The recent lawsuits have all been filed under the broadly worded articles 62 (Disinformation; distribution of false information "likely to disturb the public peace") and 63 (Defamation and Libel) of the temporary penal code promulgated in 1992 by the United Nations Transitional Authority in Cambodia. While imprisonment was removed as a penalty for defamation in 2006, it remains a criminal offense, and prison sentences of up to three years still apply for disinformation. Human Rights Watch said that criminal defamation laws violate the internationally protected right to freedom of expression and have a chilling effect on government critics and the media.
The string of lawsuits has effectively muzzled opposition voices, with an SRP member of parliament, Son Chhay, commenting in a Radio Australia interview on July 9: "We have no alternative. I think we will quiet down for a while. We are not going to raise the issue of corruption. We are not going to speak about land-grabbing. We are not going to talk about the corrupt court system."
Human Rights Watch urged Cambodia's international donors, especially those funding programs promoting the rule of law, judicial reform, human rights, and good governance, to insist that the Cambodian government cease its harassment and abusive legal actions against opposition members.

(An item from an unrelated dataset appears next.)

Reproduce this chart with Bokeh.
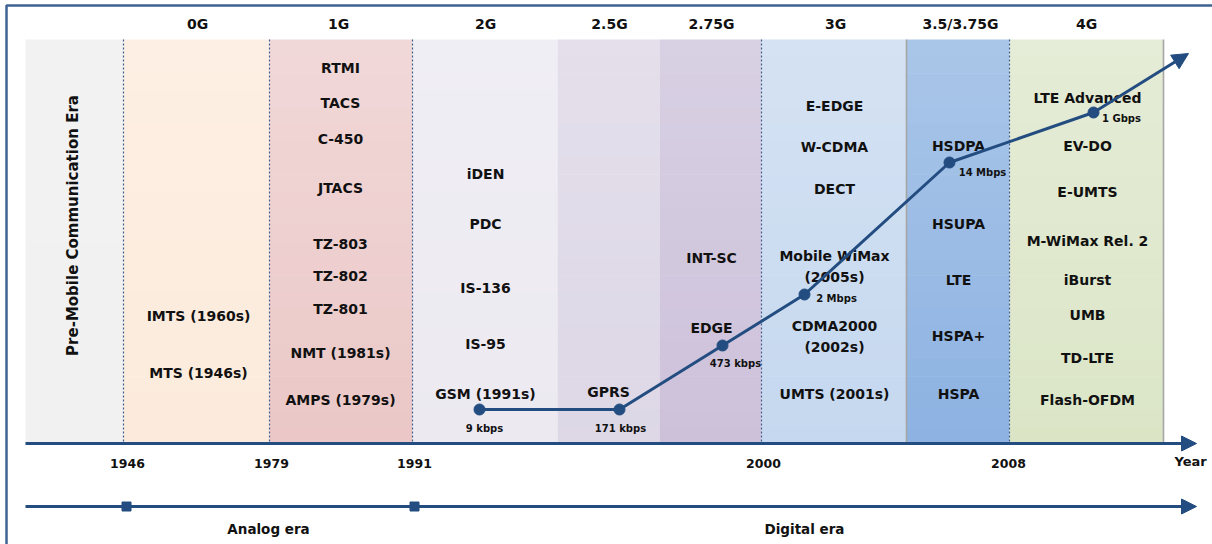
import numpy as np
from bokeh.plotting import figure
from bokeh.models import Range1d, ColumnDataSource, Arrow, NormalHead
from bokeh.core.properties import value
from bokeh.embed import file_html
from bokeh.resources import INLINE

# ---- content -------------------------------------------------------------
era_label = "Pre-Mobile Communication Era"
generations = ["0G", "1G", "2G", "2.5G", "2.75G", "3G", "3.5/3.75G", "4G"]

tech_0g = ["IMTS (1960s)", "MTS (1946s)"]
tech_1g = ["RTMI", "TACS", "C-450", "JTACS", "TZ-803", "TZ-802", "TZ-801",
           "NMT (1981s)", "AMPS (1979s)"]
tech_2g = ["iDEN", "PDC", "IS-136", "IS-95", "GSM (1991s)"]
tech_25g = ["GPRS"]
tech_275g = ["INT-SC", "EDGE"]
tech_3g = ["E-EDGE", "W-CDMA", "DECT", "Mobile WiMax\n(2005s)",
           "CDMA2000\n(2002s)", "UMTS (2001s)"]
tech_35g = ["HSDPA", "HSUPA", "LTE", "HSPA+", "HSPA"]
tech_4g = ["LTE Advanced", "EV-DO", "E-UMTS", "M-WiMax Rel. 2", "iBurst",
           "UMB", "TD-LTE", "Flash-OFDM"]

speed_tech = ["GSM", "GPRS", "EDGE", "Mobile WiMax", "HSDPA", "LTE Advanced"]
speed_text = ["9 kbps", "171 kbps", "473 kbps", "2 Mbps", "14 Mbps", "1 Gbps"]

year_ticks = ["1946", "1979", "1991", "2000", "2008"]
eras = ["Analog era", "Digital era"]

# ---- layout (page coordinates, y grows downward) --------------------------
W, H = 1212, 544
BAND_TOP, AXIS_Y, ERA_Y = 39, 443, 506
band_edges = [25, 123, 269, 412, 557, 659, 761, 906, 1009, 1163]
band_top_colors = ["#f2f2f2", "#fdefe3", "#f1d8d8", "#f0eef5", "#e4dfeb",
                   "#d8d0e3", "#d5e2f3", "#aac6e9", "#e5ecd7"]
band_bot_colors = ["#f1f1f1", "#fcebdc", "#ebc7c7", "#ece9f1", "#ddd7e6",
                   "#cdc1da", "#c5d8ef", "#8db2e1", "#dbe5c6"]
dotted_at = [123, 269, 412, 761, 1009]
grey_at = [906, 1163]

header_x = [197, 338, 485, 609, 711, 835, 960, 1086]
header_y = 23

col_layout = [
    (198, tech_0g, [315, 372]),
    (340, tech_1g, [67, 102, 138, 187, 243, 275, 308, 352, 399]),
    (485, tech_2g, [173, 223, 287, 343, 393]),
    (608, tech_25g, [391]),
    (711, tech_275g, [257, 327]),
    (834, tech_3g, [105, 146, 188, 266, 336, 393]),
    (958, tech_35g, [145, 223, 279, 335, 393]),
    (1087, tech_4g, [97, 145, 191, 240, 279, 314, 357, 399]),
]

pt_x = [479, 619, 722, 804, 949, 1093]
pt_y = [409, 409, 345, 294, 162, 112]
lab_x = [484, 620, 735, 836, 982, 1121]
lab_y = [428, 428, 363, 298, 172, 118]
tip = (1188, 53)

tick_x = [127, 271, 414, 763, 1008]
tick_y = 463
era_mark_x = [126, 414]
era_lab_x = [268, 804]
era_lab_y = 528

NAVY = "#234d80"
FONT = value("DejaVu Sans")


def mix(c1, c2, t):
    a = np.array([int(c1[i:i + 2], 16) for i in (1, 3, 5)], float)
    b = np.array([int(c2[i:i + 2], 16) for i in (1, 3, 5)], float)
    r = np.round(a + (b - a) * t).astype(int)
    return "#%02x%02x%02x" % tuple(r)


p = figure(width=W, height=H, x_range=Range1d(0, W), y_range=Range1d(H, 0),
           output_backend="svg", toolbar_location=None, min_border=0,
           outline_line_color=None, background_fill_color="white",
           border_fill_color="white")
p.axis.visible = False
p.grid.visible = False

# frame around the figure
p.line([6, 6, W + 5], [H + 5, 5, 5], line_color="#3f6294", line_width=2.5)

# generation bands with a gentle vertical gradient
n_strips = 24
qs = dict(left=[], right=[], top=[], bottom=[], color=[])
for i in range(len(band_edges) - 1):
    for k in range(n_strips):
        t0 = BAND_TOP + (AXIS_Y - BAND_TOP) * k / n_strips
        t1 = BAND_TOP + (AXIS_Y - BAND_TOP) * (k + 1) / n_strips
        qs["left"].append(band_edges[i])
        qs["right"].append(band_edges[i + 1])
        qs["top"].append(t0)
        qs["bottom"].append(t1 + 0.6)
        qs["color"].append(mix(band_top_colors[i], band_bot_colors[i],
                               (k + 0.5) / n_strips))
p.quad(left="left", right="right", top="top", bottom="bottom",
       fill_color="color", line_color=None, source=ColumnDataSource(qs))

for x in dotted_at:
    p.line([x, x], [BAND_TOP, AXIS_Y], line_color="#3d5f92", line_width=1.2,
           line_dash="2 2")
for x in grey_at:
    p.line([x, x], [BAND_TOP, AXIS_Y], line_color="#a6a6a6", line_width=1.6)

# generation headers
p.text(x=header_x, y=[header_y] * len(generations), text=generations,
       text_font=FONT, text_font_style="bold", text_font_size="14px",
       text_align="center", text_baseline="middle", text_color="#111111")

# rotated era label in the first band
p.text(x=[72], y=[225], text=[era_label], angle=np.pi / 2,
       text_font=FONT, text_font_style="bold", text_font_size="15px",
       text_align="center", text_baseline="middle", text_color="#111111")

# technology names per generation
tx, ty, tt = [], [], []
for cx, names, ys in col_layout:
    for name, y in zip(names, ys):
        tx.append(cx)
        ty.append(y)
        tt.append(name)
p.text(x="x", y="y", text="text", source=ColumnDataSource(dict(x=tx, y=ty, text=tt)),
       text_font=FONT, text_font_style="bold", text_font_size="14px",
       text_align="center", text_baseline="middle", text_color="#111111",
       text_line_height=1.35)

# data-rate progression
p.line(pt_x, pt_y, line_color=NAVY, line_width=3)
p.add_layout(Arrow(end=NormalHead(size=16, fill_color=NAVY, line_color=NAVY),
                   x_start=pt_x[-1], y_start=pt_y[-1], x_end=tip[0], y_end=tip[1],
                   line_color=NAVY, line_width=3))
p.scatter(pt_x, pt_y, size=11, fill_color=NAVY, line_color=NAVY)
p.text(x=lab_x, y=lab_y, text=speed_text, text_font=FONT,
       text_font_style="bold", text_font_size="10px", text_align="center",
       text_baseline="middle", text_color="#111111")

# year axis
p.add_layout(Arrow(end=NormalHead(size=15, fill_color=NAVY, line_color=NAVY),
                   x_start=25, y_start=AXIS_Y, x_end=1196, y_end=AXIS_Y,
                   line_color=NAVY, line_width=3))
p.text(x=tick_x, y=[tick_y] * len(year_ticks), text=year_ticks, text_font=FONT,
       text_font_style="bold", text_font_size="12.5px", text_align="center",
       text_baseline="middle", text_color="#111111")
p.text(x=[1174], y=[461], text=["Year"], text_font=FONT,
       text_font_style="bold", text_font_size="13px", text_align="left",
       text_baseline="middle", text_color="#111111")

# analog / digital era axis
p.add_layout(Arrow(end=NormalHead(size=15, fill_color=NAVY, line_color=NAVY),
                   x_start=25, y_start=ERA_Y, x_end=1196, y_end=ERA_Y,
                   line_color=NAVY, line_width=3))
p.scatter(era_mark_x, [ERA_Y] * len(era_mark_x), marker="square", size=9,
          fill_color=NAVY, line_color=NAVY)
p.text(x=era_lab_x, y=[era_lab_y] * len(eras), text=eras, text_font=FONT,
       text_font_style="bold", text_font_size="13.5px", text_align="center",
       text_baseline="middle", text_color="#111111")

open("out.html", "w").write(file_html(p, INLINE))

"The space for opposition media and peaceful dissent is rapidly shrinking in Cambodia, especially now with the closure of one of Cambodia's last remaining opposition newspapers," said Adams. "Cambodia's laws criminalizing peaceful speech should be repealed so that Hun Sen and other officials can no longer threaten journalists with jail for practicing their profession."
"Through violence, threats and money politics, Hun Sen already controls almost every aspect of Cambodia's politics," said Adams. "Yet his efforts to silence dissent seem endless. Why does he seem to wake up every day looking for enemies to persecute? Will this ever end?"